The main issues in all this: 1) the media’s consistent repetition of certain pictures, alleged chats, alleged military record of Bradley Manning, as if radiating from a single source; 2) the homophobic meme that a nervous, sensitive boy like Manning — or, by extension, anyone like him, i.e., a “fag”, should not be in the U.S. military; 3) the unbroken assumption that Manning actually did anything, in the run-up to his trial; and 4) whether this will prejudice his trial. (See my post on unlawful-command-influence doctrine).

BTW, at this point Manning has been in jail for a year without even Art. 32 (pretrial) proceedings. An unattributed remark at the end of the Guardian video claims that his court-martial will be in December 2011.


4 responses to “The Smearing of Bradley Manning

  • harpie

    This slime against Manning is even uglier, but what it reminds me of is when Matthew Dowd publicly disagreed with and broke with Bush-and-the Cheney-Gang.

    The term was personal turmoil. I thought at the time this term was used against Dowd because it is often used disparagingly against women who don’t know their place. [“He’s not a Real Man”] This is how Nicolle Belle at Crooks and Liars described it [4/1/07]:
    http://tinyurl.com/3bx5prf

    Bartlett refers to Dowd as a “close friend”, then proceeds to talk about his personal issues to give the impression that the situation in Iraq and obstacles he’s facing in his personal life have somehow clouded his judgment. This is the same despicable tactic we’ve seen Republicans use time and time again against former administration officials who dared to speak out against Bush.

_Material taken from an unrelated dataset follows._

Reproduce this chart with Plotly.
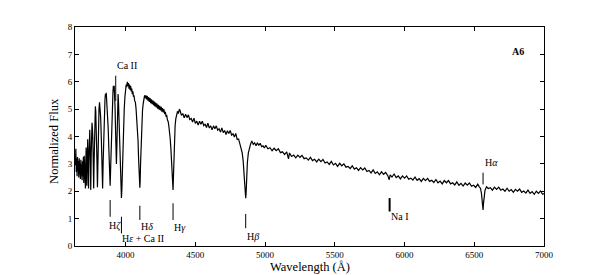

    And now it’s being used [by whom?] against Bradley Manning.

  • PI

    Attacks on Manning’s “manliness” seem to be all they have. But if they are going to use rigid gender assignments to smear the guy, the tactic doesn’t really work. Because isn’t courage supposed to be the attribute, the ne plus ultra, of a good soldier? What is more courageous than to risk everything for the sake of upholding the founding principles of your country? I thought that we glorified the troops for this very reason.